Phase 4: Ambient Atmosphere (Lighting and Climate)

In a small space, bulky curtains, visible air vents, and banks of plastic light switches create visual clutter that makes walls feel closer together. Luxury suites use sensors and smart materials to manage the environment proactively.


The Invisible Solutions:

  • Privacy Smart Glass: Heavy drapery takes up space and blocks natural light even when open. In a tight urban bathroom or bedroom, replace standard glass with electrochromic "smart glass." With a tap on a phone or a voice command, the glass transitions from clear to frosted opaque instantly. It provides privacy without the visual weight of fabric.


  • Anticipatory Lighting: Instead of fumbling for switches, luxury spaces use strategically placed sensors. Imagine toe-kick lighting under your bathroom vanity or kitchen cabinets that glows softly to life when you walk in at night—no jarring overhead lights required.

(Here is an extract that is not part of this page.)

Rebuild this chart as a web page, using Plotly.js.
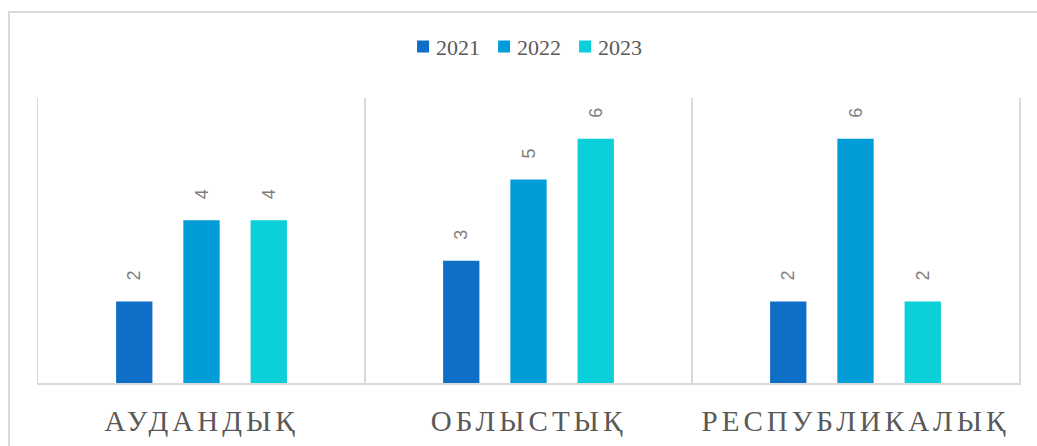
<!DOCTYPE html>
<html>
<head>
<meta charset="utf-8">
<script src="https://cdn.plot.ly/plotly-3.0.1.min.js"></script>
<style>
  html, body { margin: 0; padding: 0; background: #fff; overflow: hidden; }
  #frame { position: absolute; left: 8px; top: 11px; width: 1100px; height: 500px;
           border-left: 2px solid #d9d9d9; border-top: 2px solid #d9d9d9; box-sizing: border-box; }
  #chart { position: absolute; left: 0; top: 0; width: 1037px; height: 446px; }
  .xtick text { letter-spacing: 4px; }
  .legendtext { transform: translateX(-7px); }
</style>
</head>
<body>
<div id="frame"></div>
<div id="chart"></div>
<script>
const categories = ["АУДАНДЫҚ", "ОБЛЫСТЫҚ", "РЕСПУБЛИКАЛЫҚ"];
const seriesNames = ["2021", "2022", "2023"];
const values2021 = [2, 3, 2];
const values2022 = [4, 5, 6];
const values2023 = [4, 6, 2];
const seriesValues = [values2021, values2022, values2023];
const colors = ["#0F6FC6", "#009DD9", "#0BD0D9"];

const traces = seriesNames.map((name, i) => ({
  type: "bar",
  name: name,
  x: categories,
  y: seriesValues[i],
  marker: { color: colors[i] },
  text: seriesValues[i].map(String),
  texttemplate: "\u2002\u2002%{text}",
  textposition: "outside",
  textangle: -90,
  cliponaxis: false,
  textfont: { family: "Liberation Sans, Arial, sans-serif", size: 18, color: "#808080" },
  hoverinfo: "none"
}));

const layout = {
  width: 1037, height: 446,
  margin: { l: 38, r: 18, t: 98, b: 63 },
  paper_bgcolor: "rgba(0,0,0,0)",
  plot_bgcolor: "rgba(0,0,0,0)",
  barmode: "group",
  bargap: 0.383,
  bargroupgap: 0.46,
  showlegend: true,
  legend: {
    orientation: "h", x: 0.496, xanchor: "center", y: 1.18, yanchor: "middle",
    font: { family: "Liberation Serif, Times New Roman, serif", size: 22, color: "#595959" },
    itemwidth: 30, entrywidth: 36, entrywidthmode: "pixels", traceorder: "normal"
  },
  xaxis: {
    type: "category",
    tickson: "boundaries",
    showgrid: true, gridcolor: "#d9d9d9", gridwidth: 1.5,
    showline: true, linecolor: "#d9d9d9", linewidth: 1.5,
    ticks: "", ticklabelstandoff: 12,
    tickfont: { family: "Liberation Serif, Times New Roman, serif", size: 29, color: "#595959" },
    range: [-0.5, 2.5], fixedrange: true
  },
  yaxis: {
    range: [0, 7], visible: true, showticklabels: false, ticks: "",
    showline: true, mirror: true, linecolor: "#d9d9d9", linewidth: 1.5,
    showgrid: false, zeroline: false, fixedrange: true
  }
};

Plotly.newPlot("chart", traces, layout, { displayModeBar: false, staticPlot: true });
</script>
</body>
</html>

  • Linear Diffusers: If you have central air, replace standard chunky metal vents with architectural "linear slot diffusers." These are long, thin slots plastered into the ceiling or high on the wall that are barely perceptible but provide silent, draft-free climate control.


The Investment in Calm

Implementing invisible tech ranges from simple weekend DIY projects (installing an under-desk charger) to significant renovations (plaster-in speakers).

However, for small space living, the return on investment is immense. By clearing the surfaces and walls of technological clutter, you aren't just hiding wires; you are buying back mental space. 

You are creating a home that feels calm, capable, and surprisingly expansive—the true definition of modern luxury.